Your copy of the material must match it exactly, except that pictures are dropped.

[Data provided]
------

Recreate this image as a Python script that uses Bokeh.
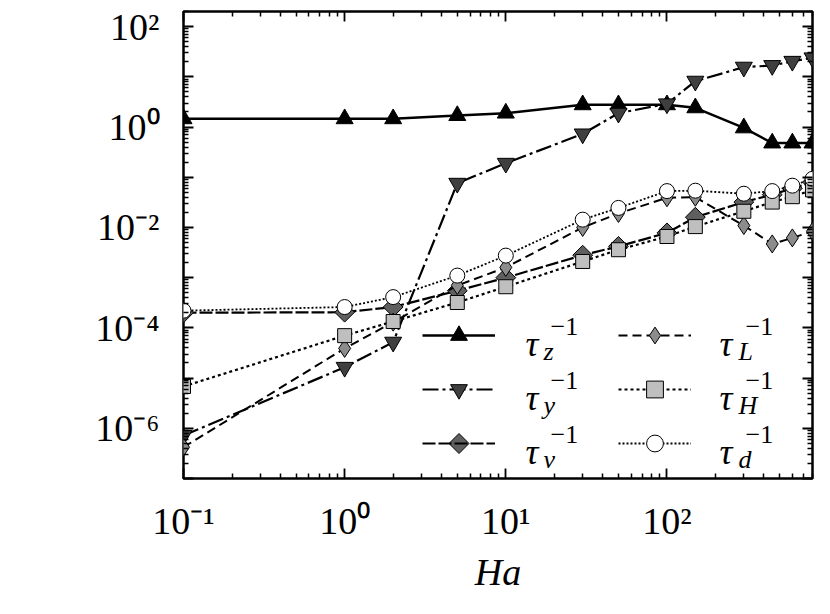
import numpy as np
from bokeh.plotting import figure
from bokeh.models import (Range1d, FixedTicker, LogAxis, Legend, LegendItem,
                          Label, CustomJSTickFormatter, PolyAnnotation)
from bokeh.embed import file_html
from bokeh.resources import INLINE

# ---------------- data ----------------
ha = [0.1, 1, 2, 5, 10, 30, 50, 100, 150, 300, 450, 600, 800]
tau_z = [1.46, 1.46, 1.46, 1.69, 1.89, 2.77, 2.77, 2.77, 2.41, 0.96, 0.48, 0.48, 0.48]
tau_y = [7.2e-7, 1.64e-5, 5.2e-5, 0.076, 0.19, 0.73, 1.89, 2.9, 8.2, 15.6, 16.8, 20.4, 23.9]
tau_nu = [2.0e-4, 2.05e-4, 2.6e-4, 5.5e-4, 1.0e-3, 2.8e-3, 4.2e-3, 7.8e-3, 0.016, 0.032, 0.045, 0.06, 0.08]
tau_L = [4.2e-7, 3.9e-5, 1.3e-4, 7.0e-4, 1.6e-3, 0.010, 0.019, 0.039, 0.040, 0.0109, 4.7e-3, 6.2e-3, 8.4e-3]
tau_H = [6.8e-6, 7.0e-5, 1.34e-4, 3.2e-4, 6.6e-4, 2.1e-3, 3.6e-3, 6.6e-3, 0.0104, 0.021, 0.032, 0.041, 0.056]
tau_d = [2.2e-4, 2.6e-4, 4.1e-4, 1.1e-3, 2.75e-3, 0.0143, 0.0245, 0.053, 0.054, 0.047, 0.053, 0.068, 0.093]

x_major = [0.1, 1.0, 10.0, 100.0]
x_labels = ["10\u207b\u00b9", "10\u2070", "10\u00b9", "10\u00b2"]
y_major = [1e-7, 1e-6, 1e-5, 1e-4, 1e-3, 1e-2, 1e-1, 1.0, 10.0, 100.0]
y_labels = ["", "10\u207b\u2076", "", "10\u207b\u2074", "", "10\u207b\u00b2", "", "10\u2070", "", "10\u00b2"]
x_label = "Ha"
legend_main = "\u03c4"
legend_sub = ["z", "y", "\u03bd", "L", "H", "d"]
legend_sup = "\u22121"

x_minor = [k * 10.0 ** n for n in range(-1, 3) for k in range(2, 10) if k * 10.0 ** n <= 800]
y_minor = [k * 10.0 ** n for n in range(-7, 3) for k in range(2, 10) if k * 10.0 ** n <= 200]

FONT = "Liberation Serif"

p = figure(width=822, height=606, x_axis_type="log", y_axis_type="log",
           x_range=Range1d(0.1, 800), y_range=Range1d(1e-7, 2e2),
           output_backend="svg", toolbar_location=None,
           min_border_left=183, min_border_right=10, min_border_top=11, min_border_bottom=128)
p.xgrid.visible = False
p.ygrid.visible = False
p.outline_line_color = "black"
p.outline_line_width = 2.5
p.background_fill_color = "white"
p.border_fill_color = "white"


def style_axis(ax):
    ax.axis_line_color = None
    ax.major_tick_in = 10
    ax.major_tick_out = 0
    ax.minor_tick_in = 5
    ax.minor_tick_out = 0
    ax.major_tick_line_width = 1.8
    ax.minor_tick_line_width = 1.5
    ax.major_tick_line_color = "black"
    ax.minor_tick_line_color = "black"
    ax.major_label_text_font = FONT
    ax.major_label_text_font_size = "38px"
    ax.major_label_text_color = "black"


xa = p.xaxis[0]
xa.ticker = FixedTicker(ticks=x_major, minor_ticks=x_minor)
xa.major_label_overrides = dict(zip(x_major, x_labels))
style_axis(xa)
xa.major_label_standoff = 21
xa.axis_label = x_label
xa.axis_label_text_font = FONT
xa.axis_label_text_font_style = "italic"
xa.axis_label_text_font_size = "38px"
xa.axis_label_standoff = 6
xa.axis_label_text_color = "black"

ya = p.yaxis[0]
ya.ticker = FixedTicker(ticks=y_major, minor_ticks=y_minor)
ya.major_label_overrides = dict(zip(y_major, y_labels))
style_axis(ya)
ya.major_label_standoff = 24

top = LogAxis(ticker=FixedTicker(ticks=x_major, minor_ticks=x_minor),
              formatter=CustomJSTickFormatter(code="return ''"))
style_axis(top)
top.major_label_standoff = 0
p.add_layout(top, "above")
right = LogAxis(ticker=FixedTicker(ticks=y_major, minor_ticks=y_minor),
                formatter=CustomJSTickFormatter(code="return ''"))
style_axis(right)
right.major_label_standoff = 0
p.add_layout(right, "right")

NU_FILL = "#5f5f5f"
series = [
    (tau_z, "solid", 2.5, "triangle", "black", 17, 0.0),
    (tau_y, "16 4 3 4", 2.2, "inverted_triangle", "#3f3f3f", 17, 0.0),
    (tau_nu, "13 3", 2.2, "square", NU_FILL, 14, np.pi / 4),
    (tau_L, "9 5", 2.0, "diamond", "#8c8c8c", 18, 0.0),
    (tau_H, "3 3", 2.2, "square", "#bfbfbf", 14, 0.0),
    (tau_d, "2 2", 1.8, "circle", "white", 15, 0.0),
]

items = []
for ys, dash, lw, mk, fc, sz, ang in series:
    rl = p.line(ha, ys, line_color="black", line_width=lw, line_dash=dash)
    rs = p.scatter(ha, ys, marker=mk, size=sz, angle=ang, fill_color=fc,
                   line_color="black", line_width=1)
    items.append([rl, rs])
# the rotated-square key of tau_nu is drawn separately below (legend ignores marker angle)
items[2] = [items[2][0]]

GH = 42
SP = 12
leg_kw = dict(orientation="vertical", glyph_width=73, glyph_height=GH, label_height=GH,
              spacing=SP, padding=0, margin=0, label_standoff=0, label_width=10,
              border_line_alpha=0, background_fill_alpha=0,
              label_text_font=FONT, label_text_font_size="20px", label_text_color="black")
LEG_X = [239, 435]
LEG_Y = 14
leg1 = Legend(items=[LegendItem(label=" ", renderers=items[i]) for i in range(3)],
              location=(LEG_X[0], LEG_Y), **leg_kw)
leg2 = Legend(items=[LegendItem(label=" ", renderers=items[i]) for i in range(3, 6)],
              location=(LEG_X[1], LEG_Y), **leg_kw)
p.add_layout(leg1)
p.add_layout(leg2)

# legend key for tau_nu (third row of first column)
cx = LEG_X[0] + 73 / 2
cy = LEG_Y + GH / 2
h = 10
p.add_layout(PolyAnnotation(xs=[cx, cx + h, cx, cx - h], ys=[cy + h, cy, cy - h, cy],
                            xs_units="screen", ys_units="screen",
                            fill_color=NU_FILL, fill_alpha=1.0,
                            line_color="black", line_width=1, line_alpha=1.0))

# legend texts: tau with sub- and superscripts
row_y = [LEG_Y + GH / 2 + (GH + SP) * k for k in (2, 1, 0)]  # rows top to bottom
col_tau_x = [342, 536]
col_sub_x = [360, 555]
col_sup_x = [367, 562]
for c in range(2):
    for r in range(3):
        k = c * 3 + r
        p.add_layout(Label(x=col_tau_x[c], y=row_y[r] - 8, x_units="screen", y_units="screen",
                           text=legend_main, text_font=FONT, text_font_style="italic",
                           text_font_size="36px", text_baseline="alphabetic", text_color="black"))
        p.add_layout(Label(x=col_sup_x[c], y=row_y[r] + 9, x_units="screen", y_units="screen",
                           text=legend_sup, text_font=FONT, text_font_size="26px",
                           text_baseline="alphabetic", text_color="black"))
        p.add_layout(Label(x=col_sub_x[c], y=row_y[r] - 16, x_units="screen", y_units="screen",
                           text=legend_sub[k], text_font=FONT, text_font_style="italic",
                           text_font_size="26px", text_baseline="alphabetic", text_color="black"))

open("out.html", "w").write(file_html(p, INLINE))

------

[Result for this task]
Recreate this image as a Python script that uses Bokeh.
import numpy as np
from bokeh.plotting import figure
from bokeh.models import (Range1d, FixedTicker, LogAxis, Legend, LegendItem,
                          Label, CustomJSTickFormatter, PolyAnnotation)
from bokeh.embed import file_html
from bokeh.resources import INLINE

# ---------------- data ----------------
ha = [0.1, 1, 2, 5, 10, 30, 50, 100, 150, 300, 450, 600, 800]
tau_z = [1.46, 1.46, 1.46, 1.69, 1.89, 2.77, 2.77, 2.77, 2.41, 0.96, 0.48, 0.48, 0.48]
tau_y = [7.2e-7, 1.64e-5, 5.2e-5, 0.076, 0.19, 0.73, 1.89, 2.9, 8.2, 15.6, 16.8, 20.4, 23.9]
tau_nu = [2.0e-4, 2.05e-4, 2.6e-4, 5.5e-4, 1.0e-3, 2.8e-3, 4.2e-3, 7.8e-3, 0.016, 0.032, 0.045, 0.06, 0.08]
tau_L = [4.2e-7, 3.9e-5, 1.3e-4, 7.0e-4, 1.6e-3, 0.010, 0.019, 0.039, 0.040, 0.0109, 4.7e-3, 6.2e-3, 8.4e-3]
tau_H = [6.8e-6, 7.0e-5, 1.34e-4, 3.2e-4, 6.6e-4, 2.1e-3, 3.6e-3, 6.6e-3, 0.0104, 0.021, 0.032, 0.041, 0.056]
tau_d = [2.2e-4, 2.6e-4, 4.1e-4, 1.1e-3, 2.75e-3, 0.0143, 0.0245, 0.053, 0.054, 0.047, 0.053, 0.068, 0.093]

x_major = [0.1, 1.0, 10.0, 100.0]
x_labels = ["10\u207b\u00b9", "10\u2070", "10\u00b9", "10\u00b2"]
y_major = [1e-7, 1e-6, 1e-5, 1e-4, 1e-3, 1e-2, 1e-1, 1.0, 10.0, 100.0]
y_labels = ["", "10\u207b\u2076", "", "10\u207b\u2074", "", "10\u207b\u00b2", "", "10\u2070", "", "10\u00b2"]
x_label = "Ha"
legend_main = "\u03c4"
legend_sub = ["z", "y", "\u03bd", "L", "H", "d"]
legend_sup = "\u22121"

x_minor = [k * 10.0 ** n for n in range(-1, 3) for k in range(2, 10) if k * 10.0 ** n <= 800]
y_minor = [k * 10.0 ** n for n in range(-7, 3) for k in range(2, 10) if k * 10.0 ** n <= 200]

FONT = "Liberation Serif"

p = figure(width=822, height=606, x_axis_type="log", y_axis_type="log",
           x_range=Range1d(0.1, 800), y_range=Range1d(1e-7, 2e2),
           output_backend="svg", toolbar_location=None,
           min_border_left=183, min_border_right=10, min_border_top=11, min_border_bottom=128)
p.xgrid.visible = False
p.ygrid.visible = False
p.outline_line_color = "black"
p.outline_line_width = 2.5
p.background_fill_color = "white"
p.border_fill_color = "white"


def style_axis(ax):
    ax.axis_line_color = None
    ax.major_tick_in = 10
    ax.major_tick_out = 0
    ax.minor_tick_in = 5
    ax.minor_tick_out = 0
    ax.major_tick_line_width = 1.8
    ax.minor_tick_line_width = 1.5
    ax.major_tick_line_color = "black"
    ax.minor_tick_line_color = "black"
    ax.major_label_text_font = FONT
    ax.major_label_text_font_size = "38px"
    ax.major_label_text_color = "black"


xa = p.xaxis[0]
xa.ticker = FixedTicker(ticks=x_major, minor_ticks=x_minor)
xa.major_label_overrides = dict(zip(x_major, x_labels))
style_axis(xa)
xa.major_label_standoff = 21
xa.axis_label = x_label
xa.axis_label_text_font = FONT
xa.axis_label_text_font_style = "italic"
xa.axis_label_text_font_size = "38px"
xa.axis_label_standoff = 6
xa.axis_label_text_color = "black"

ya = p.yaxis[0]
ya.ticker = FixedTicker(ticks=y_major, minor_ticks=y_minor)
ya.major_label_overrides = dict(zip(y_major, y_labels))
style_axis(ya)
ya.major_label_standoff = 24

top = LogAxis(ticker=FixedTicker(ticks=x_major, minor_ticks=x_minor),
              formatter=CustomJSTickFormatter(code="return ''"))
style_axis(top)
top.major_label_standoff = 0
p.add_layout(top, "above")
right = LogAxis(ticker=FixedTicker(ticks=y_major, minor_ticks=y_minor),
                formatter=CustomJSTickFormatter(code="return ''"))
style_axis(right)
right.major_label_standoff = 0
p.add_layout(right, "right")

NU_FILL = "#5f5f5f"
series = [
    (tau_z, "solid", 2.5, "triangle", "black", 17, 0.0),
    (tau_y, "16 4 3 4", 2.2, "inverted_triangle", "#3f3f3f", 17, 0.0),
    (tau_nu, "13 3", 2.2, "square", NU_FILL, 14, np.pi / 4),
    (tau_L, "9 5", 2.0, "diamond", "#8c8c8c", 18, 0.0),
    (tau_H, "3 3", 2.2, "square", "#bfbfbf", 14, 0.0),
    (tau_d, "2 2", 1.8, "circle", "white", 15, 0.0),
]

items = []
for ys, dash, lw, mk, fc, sz, ang in series:
    rl = p.line(ha, ys, line_color="black", line_width=lw, line_dash=dash)
    rs = p.scatter(ha, ys, marker=mk, size=sz, angle=ang, fill_color=fc,
                   line_color="black", line_width=1)
    items.append([rl, rs])
# the rotated-square key of tau_nu is drawn separately below (legend ignores marker angle)
items[2] = [items[2][0]]

GH = 42
SP = 12
leg_kw = dict(orientation="vertical", glyph_width=73, glyph_height=GH, label_height=GH,
              spacing=SP, padding=0, margin=0, label_standoff=0, label_width=10,
              border_line_alpha=0, background_fill_alpha=0,
              label_text_font=FONT, label_text_font_size="20px", label_text_color="black")
LEG_X = [239, 435]
LEG_Y = 14
leg1 = Legend(items=[LegendItem(label=" ", renderers=items[i]) for i in range(3)],
              location=(LEG_X[0], LEG_Y), **leg_kw)
leg2 = Legend(items=[LegendItem(label=" ", renderers=items[i]) for i in range(3, 6)],
              location=(LEG_X[1], LEG_Y), **leg_kw)
p.add_layout(leg1)
p.add_layout(leg2)

# legend key for tau_nu (third row of first column)
cx = LEG_X[0] + 73 / 2
cy = LEG_Y + GH / 2
h = 10
p.add_layout(PolyAnnotation(xs=[cx, cx + h, cx, cx - h], ys=[cy + h, cy, cy - h, cy],
                            xs_units="screen", ys_units="screen",
                            fill_color=NU_FILL, fill_alpha=1.0,
                            line_color="black", line_width=1, line_alpha=1.0))

# legend texts: tau with sub- and superscripts
row_y = [LEG_Y + GH / 2 + (GH + SP) * k for k in (2, 1, 0)]  # rows top to bottom
col_tau_x = [342, 536]
col_sub_x = [360, 555]
col_sup_x = [367, 562]
for c in range(2):
    for r in range(3):
        k = c * 3 + r
        p.add_layout(Label(x=col_tau_x[c], y=row_y[r] - 8, x_units="screen", y_units="screen",
                           text=legend_main, text_font=FONT, text_font_style="italic",
                           text_font_size="36px", text_baseline="alphabetic", text_color="black"))
        p.add_layout(Label(x=col_sup_x[c], y=row_y[r] + 9, x_units="screen", y_units="screen",
                           text=legend_sup, text_font=FONT, text_font_size="26px",
                           text_baseline="alphabetic", text_color="black"))
        p.add_layout(Label(x=col_sub_x[c], y=row_y[r] - 16, x_units="screen", y_units="screen",
                           text=legend_sub[k], text_font=FONT, text_font_style="italic",
                           text_font_size="26px", text_baseline="alphabetic", text_color="black"))

open("out.html", "w").write(file_html(p, INLINE))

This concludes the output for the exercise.